Keen to return to fieldwork after the gallery was completed, Gord Edmund organized a trip to Morden, Manitoba, where plesiosaurs and mosasaurs had been found. A good teacher, he showed me everything, from how to excavate bones, to making the protective field jackets of plaster and burlap used to encase them for transporting back to the museum.


Morden was full of surprises. One of the locals was a pilot who traded in World War II aircraft. Hearing of Rudy’s wartime experiences, he invited us to visit him.


On arriving, I was astonished to see a Fairey Firefly on his airstrip, a single engine fighter strikingly similar to the legendary Spitfire of the Battle of Britain. Some time before, he had acquired and subsequently sold a Messerschmitt--109. Rudy told him that this is what he had flown, prior to the rocket-propelled Messerschmitt--163.


When the pilot mentioned his difficulty in taking off in the 109 because the view ahead was obstructed by the nose section, Rudy explained the solution. One simply had to swing the aircraft from side to side while accelerating down the runway.


Manitoba is remarkably flat, with large expanses of prairie giving unobstructed views across the land. The wide open spaces may have had a bearing on a subject of much interest in Morden that summer: Unidentified Flying Objects. UFOs were the focal point of some of the chats we had with the residents.


One night, with a vast sky full of stars, some of us, including Rudy, decided to join some locals to look for UFOs. There was an old barn nearby which would make an ideal lookout, so we all boarded our van and drove off.


Clambering up the stairs, we found a large open area, giving us a clear view of the sky. And there we watched and waited. After some long time without seeing anything unusual, I was not the only one thinking it was time to head back. Then five small points of light suddenly appeared above the horizon.

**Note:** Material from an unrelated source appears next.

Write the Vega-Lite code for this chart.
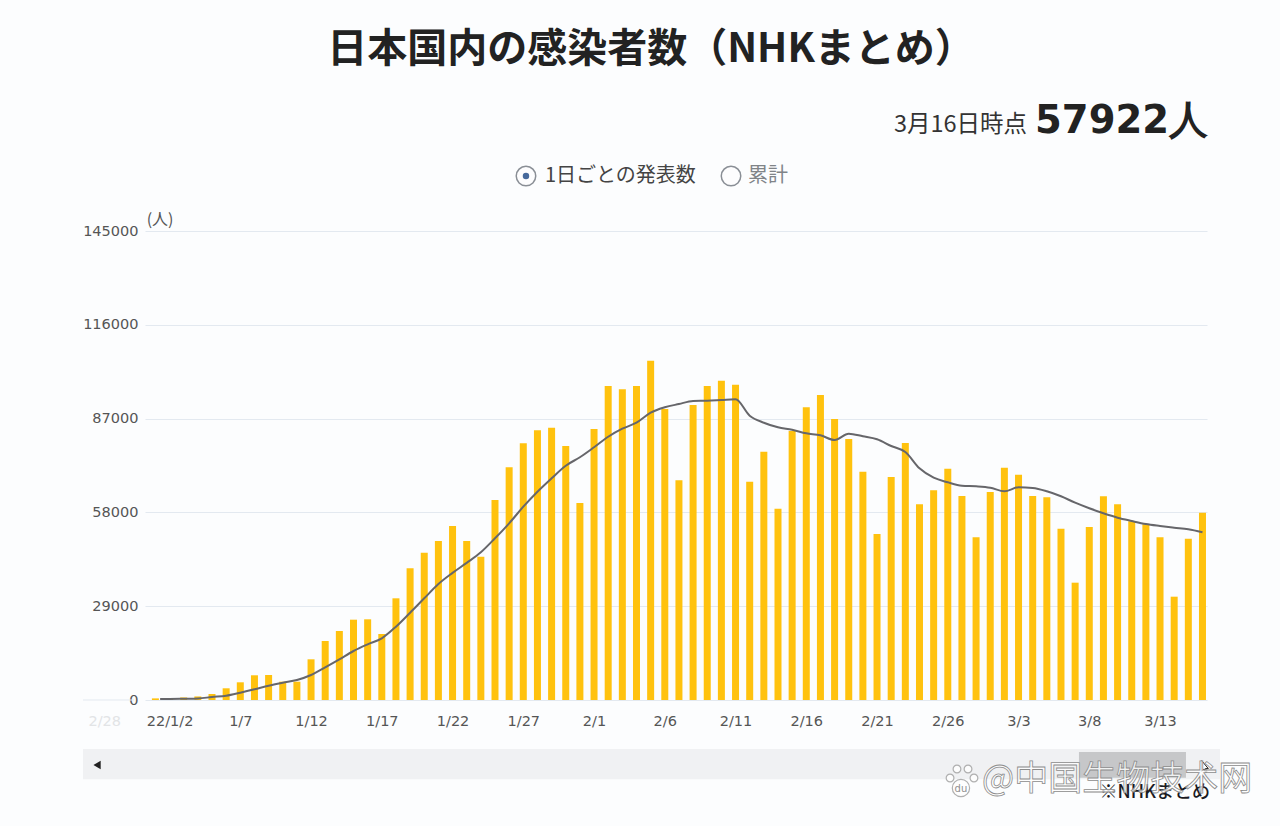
{"$schema":"https://vega.github.io/schema/vega-lite/v6.json","width":1062,"height":469,"autosize":{"type":"none"},"padding":{"left":145,"top":231,"right":73,"bottom":126},"background":"#fcfdfe","title":{"text":"日本国内の感染者数（NHKまとめ）","font":"Noto Sans CJK JP","fontSize":40,"fontWeight":"bold","color":"#222222","anchor":"middle","dx":-25,"offset":-8,"baseline":"bottom"},"config":{"view":{"stroke":null}},"datasets":{"daily":[{"date":"2022-01-01","value":500},{"date":"2022-01-02","value":550},{"date":"2022-01-03","value":780},{"date":"2022-01-04","value":1100},{"date":"2022-01-05","value":1860},{"date":"2022-01-06","value":3620},{"date":"2022-01-07","value":5470},{"date":"2022-01-08","value":7640},{"date":"2022-01-09","value":7730},{"date":"2022-01-10","value":5660},{"date":"2022-01-11","value":5660},{"date":"2022-01-12","value":12580},{"date":"2022-01-13","value":18240},{"date":"2022-01-14","value":21330},{"date":"2022-01-15","value":24830},{"date":"2022-01-16","value":24950},{"date":"2022-01-17","value":20410},{"date":"2022-01-18","value":31440},{"date":"2022-01-19","value":40720},{"date":"2022-01-20","value":45540},{"date":"2022-01-21","value":49160},{"date":"2022-01-22","value":53800},{"date":"2022-01-23","value":49160},{"date":"2022-01-24","value":44300},{"date":"2022-01-25","value":61830},{"date":"2022-01-26","value":71940},{"date":"2022-01-27","value":79360},{"date":"2022-01-28","value":83380},{"date":"2022-01-29","value":84190},{"date":"2022-01-30","value":78530},{"date":"2022-01-31","value":60910},{"date":"2022-02-01","value":83790},{"date":"2022-02-02","value":97080},{"date":"2022-02-03","value":96060},{"date":"2022-02-04","value":97080},{"date":"2022-02-05","value":104900},{"date":"2022-02-06","value":89970},{"date":"2022-02-07","value":67930},{"date":"2022-02-08","value":91210},{"date":"2022-02-09","value":97080},{"date":"2022-02-10","value":98720},{"date":"2022-02-11","value":97480},{"date":"2022-02-12","value":67490},{"date":"2022-02-13","value":76770},{"date":"2022-02-14","value":59140},{"date":"2022-02-15","value":83170},{"date":"2022-02-16","value":90490},{"date":"2022-02-17","value":94300},{"date":"2022-02-18","value":86880},{"date":"2022-02-19","value":80690},{"date":"2022-02-20","value":70580},{"date":"2022-02-21","value":51320},{"date":"2022-02-22","value":68950},{"date":"2022-02-23","value":79460},{"date":"2022-02-24","value":60510},{"date":"2022-02-25","value":64830},{"date":"2022-02-26","value":71510},{"date":"2022-02-27","value":63070},{"date":"2022-02-28","value":50300},{"date":"2022-03-01","value":64310},{"date":"2022-03-02","value":71820},{"date":"2022-03-03","value":69660},{"date":"2022-03-04","value":63070},{"date":"2022-03-05","value":62670},{"date":"2022-03-06","value":52960},{"date":"2022-03-07","value":36270},{"date":"2022-03-08","value":53490},{"date":"2022-03-09","value":62980},{"date":"2022-03-10","value":60510},{"date":"2022-03-11","value":55250},{"date":"2022-03-12","value":54320},{"date":"2022-03-13","value":50300},{"date":"2022-03-14","value":31940},{"date":"2022-03-15","value":49870},{"date":"2022-03-16","value":57922}],"average":[{"date":"2022-01-01T08:00:00Z","value":309},{"date":"2022-01-02","value":309},{"date":"2022-01-03","value":370},{"date":"2022-01-04","value":460},{"date":"2022-01-05","value":930},{"date":"2022-01-06","value":1330},{"date":"2022-01-07","value":2260},{"date":"2022-01-08","value":3300},{"date":"2022-01-09","value":4430},{"date":"2022-01-10","value":5350},{"date":"2022-01-11","value":6180},{"date":"2022-01-12","value":7730},{"date":"2022-01-13","value":10110},{"date":"2022-01-14","value":12580},{"date":"2022-01-15","value":15150},{"date":"2022-01-16","value":17220},{"date":"2022-01-17","value":19080},{"date":"2022-01-18","value":22670},{"date":"2022-01-19","value":26990},{"date":"2022-01-20","value":31440},{"date":"2022-01-21","value":35860},{"date":"2022-01-22","value":39300},{"date":"2022-01-23","value":42400},{"date":"2022-01-24","value":45660},{"date":"2022-01-25","value":49990},{"date":"2022-01-26","value":54630},{"date":"2022-01-27","value":59760},{"date":"2022-01-28","value":64400},{"date":"2022-01-29","value":68540},{"date":"2022-01-30","value":72440},{"date":"2022-01-31","value":75040},{"date":"2022-02-01","value":78130},{"date":"2022-02-02","value":81400},{"date":"2022-02-03","value":83880},{"date":"2022-02-04","value":85730},{"date":"2022-02-05","value":88820},{"date":"2022-02-06","value":90490},{"date":"2022-02-07","value":91510},{"date":"2022-02-08","value":92440},{"date":"2022-02-09","value":92530},{"date":"2022-02-10","value":92750},{"date":"2022-02-11","value":92970},{"date":"2022-02-12","value":87900},{"date":"2022-02-13","value":85730},{"date":"2022-02-14","value":84310},{"date":"2022-02-15","value":83540},{"date":"2022-02-16","value":82460},{"date":"2022-02-17","value":81840},{"date":"2022-02-18","value":80380},{"date":"2022-02-19","value":82330},{"date":"2022-02-20","value":81530},{"date":"2022-02-21","value":80600},{"date":"2022-02-22","value":78530},{"date":"2022-02-23","value":76670},{"date":"2022-02-24","value":71630},{"date":"2022-02-25","value":68730},{"date":"2022-02-26","value":67310},{"date":"2022-02-27","value":66250},{"date":"2022-02-28","value":66070},{"date":"2022-03-01","value":65640},{"date":"2022-03-02","value":64520},{"date":"2022-03-03","value":65760},{"date":"2022-03-04","value":65540},{"date":"2022-03-05","value":64520},{"date":"2022-03-06","value":62980},{"date":"2022-03-07","value":61000},{"date":"2022-03-08","value":59270},{"date":"2022-03-09","value":57720},{"date":"2022-03-10","value":56360},{"date":"2022-03-11","value":55340},{"date":"2022-03-12","value":54410},{"date":"2022-03-13","value":53800},{"date":"2022-03-14","value":53270},{"date":"2022-03-15","value":52780},{"date":"2022-03-16","value":51850}]},"encoding":{"x":{"field":"date","type":"temporal","title":null,"scale":{"type":"utc","padding":0,"domain":[{"year":2021,"month":12,"date":31,"hours":6,"minutes":21,"utc":true},{"year":2022,"month":3,"date":16,"hours":7,"minutes":40,"utc":true}]},"axis":{"grid":false,"domain":false,"ticks":false,"labelFont":"DejaVu Sans","labelFontSize":14.5,"labelColor":"#555555","labelPadding":14,"labelOverlap":false,"labelFlush":false,"values":[{"year":2022,"month":1,"date":2,"utc":true},{"year":2022,"month":1,"date":7,"utc":true},{"year":2022,"month":1,"date":12,"utc":true},{"year":2022,"month":1,"date":17,"utc":true},{"year":2022,"month":1,"date":22,"utc":true},{"year":2022,"month":1,"date":27,"utc":true},{"year":2022,"month":2,"date":1,"utc":true},{"year":2022,"month":2,"date":6,"utc":true},{"year":2022,"month":2,"date":11,"utc":true},{"year":2022,"month":2,"date":16,"utc":true},{"year":2022,"month":2,"date":21,"utc":true},{"year":2022,"month":2,"date":26,"utc":true},{"year":2022,"month":3,"date":3,"utc":true},{"year":2022,"month":3,"date":8,"utc":true},{"year":2022,"month":3,"date":13,"utc":true}],"labelExpr":"utcFormat(datum.value,'%-m/%-d')=='1/2'?'22/1/2':utcFormat(datum.value,'%-m/%-d')"}},"y":{"field":"value","type":"quantitative","title":null,"stack":null,"scale":{"domain":[0,145000],"nice":false},"axis":{"values":[0,29000,58000,87000,116000,145000],"format":"d","grid":true,"gridColor":"#e3e9f0","gridWidth":1,"domain":false,"ticks":false,"labelFont":"DejaVu Sans","labelFontSize":14.5,"labelColor":"#555555","labelPadding":7}}},"layer":[{"data":{"values":[{"date":"2021-12-26T21:11:00Z","date2":"2021-12-30T12:00:00Z","value":0}]},"mark":{"type":"rule","color":"#e3e9f0","strokeWidth":1},"encoding":{"x2":{"field":"date2"}}},{"data":{"name":"daily"},"mark":{"type":"bar","color":"#ffc20e","size":7,"orient":"vertical"}},{"data":{"name":"average"},"mark":{"type":"line","color":"#66666a","strokeWidth":2,"interpolate":"monotone"}},{"data":{"values":[{"date":"2022-01-01T08:00:00Z","value":148400,"label":"(人)"}]},"mark":{"type":"text","font":"Noto Sans CJK JP","fontSize":16,"color":"#555555","align":"center","baseline":"middle"},"encoding":{"text":{"field":"label"}}},{"data":{"values":[{"date":"2021-12-28T10:00:00Z","value":-6800,"label":"2/28"}]},"mark":{"type":"text","font":"DejaVu Sans","fontSize":14.5,"color":"#e2e4e6","align":"center","baseline":"middle"},"encoding":{"text":{"field":"label"}}},{"data":{"values":[{"date":"2022-03-03T14:24:00Z","value":177800,"label":"3月16日時点"}]},"mark":{"type":"text","font":"Noto Sans CJK JP","fontSize":23.5,"color":"#333333","align":"right","baseline":"middle"},"encoding":{"text":{"field":"label"}}},{"data":{"values":[{"date":"2022-03-16T09:22:00Z","value":179000,"label":"57922人"}]},"mark":{"type":"text","font":"DejaVu Sans","fontSize":38.5,"fontWeight":"bold","color":"#222222","align":"right","baseline":"middle"},"encoding":{"text":{"field":"label"}}},{"data":{"values":[{"date":"2022-01-27T04:34:00Z","value":162000},{"date":"2022-02-10T16:19:00Z","value":162000}]},"mark":{"type":"point","shape":"circle","filled":true,"fill":"#fdfdfe","stroke":"#8a8f96","strokeWidth":1.5,"size":380,"opacity":1}},{"data":{"values":[{"date":"2022-01-27T04:34:00Z","value":162000}]},"mark":{"type":"point","shape":"circle","filled":true,"color":"#47699c","size":42,"opacity":1}},{"data":{"values":[{"date":"2022-01-28T12:43:00Z","value":162000,"label":"1日ごとの発表数"}]},"mark":{"type":"text","font":"Noto Sans CJK JP","fontSize":20,"color":"#444444","align":"left","baseline":"middle"},"encoding":{"text":{"field":"label"}}},{"data":{"values":[{"date":"2022-02-11T21:07:00Z","value":162000,"label":"累計"}]},"mark":{"type":"text","font":"Noto Sans CJK JP","fontSize":20,"color":"#808488","align":"left","baseline":"middle"},"encoding":{"text":{"field":"label"}}},{"data":{"values":[{"date":"2021-12-26T21:11:00Z","date2":"2022-03-17T05:46:00Z","value":-15150,"value2":-24500}]},"mark":{"type":"rect","color":"#f0f1f3"},"encoding":{"x2":{"field":"date2"},"y2":{"field":"value2"}}},{"data":{"values":[{"date":"2022-03-07T06:30:00Z","date2":"2022-03-14T20:00:00Z","value":-16080,"value2":-24000}]},"mark":{"type":"rect","color":"#c6c7c9"},"encoding":{"x2":{"field":"date2"},"y2":{"field":"value2"}}},{"data":{"values":[{"date":"2021-12-27T21:00:00Z","value":-20100}]},"mark":{"type":"point","shape":"triangle-left","filled":true,"color":"#222222","size":70,"opacity":1}},{"data":{"values":[{"date":"2022-03-16T04:20:00Z","value":-20800}]},"mark":{"type":"point","shape":"M -0.5 -1 L -0.5 0.6 L -0.15 0.25 L 0.1 0.8 L 0.3 0.7 L 0.05 0.2 L 0.5 0.2 Z","filled":true,"fill":"#ffffff","stroke":"#222222","strokeWidth":1,"size":170,"opacity":1}},{"data":{"values":[{"date":"2022-03-16T12:43:00Z","value":-28750,"label":"※NHKまとめ"}]},"mark":{"type":"text","font":"Noto Sans CJK JP","fontSize":18,"fontWeight":500,"color":"#1a1a22","align":"right","baseline":"middle"},"encoding":{"text":{"field":"label"}}},{"data":{"values":[{"date":"2022-02-26T03:50:00Z","value":-24120},{"date":"2022-02-26T15:36:00Z","value":-21330},{"date":"2022-02-27T10:19:00Z","value":-21330},{"date":"2022-02-27T20:24:00Z","value":-24120}]},"mark":{"type":"point","shape":"circle","filled":true,"fill":"#ffffff","stroke":"#a8a8a8","strokeWidth":1.2,"size":60,"opacity":0.9}},{"data":{"values":[{"date":"2022-02-26T22:19:00Z","value":-27200}]},"mark":{"type":"point","shape":"circle","filled":true,"fill":"#ffffff","stroke":"#a8a8a8","strokeWidth":1.2,"size":300,"opacity":0.9}},{"data":{"values":[{"date":"2022-02-26T22:19:00Z","value":-27500,"label":"du"}]},"mark":{"type":"text","font":"DejaVu Sans","fontSize":10,"color":"#909090","align":"center","baseline":"middle"},"encoding":{"text":{"field":"label"}}},{"data":{"values":[{"date":"2022-02-28T10:00:00Z","value":-24730,"label":"@中国生物技术网"}]},"mark":{"type":"text","font":"Noto Sans CJK SC","fontSize":34,"fill":"#ffffff","fillOpacity":0.75,"stroke":"#8c8c8c","strokeWidth":0.8,"align":"left","baseline":"middle"},"encoding":{"text":{"field":"label"}}}]}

Keeping the same small distance apart in the same horizontal formation, the points moved up and down and from side to side. We did not watch for very long, maybe a minute or so, before they dipped down and disappeared. Completely mystified, we decided to drive off in the direction where the lights had disappeared, hoping to see something more. We never saw anything else.


So what could it possibly have been? Certainly not pranksters using some type of lights. And how could such an illusion be created anyway? It was definitely not any kind of aircraft. As Rudy had pointed out, no aircraft existed that could fly like that.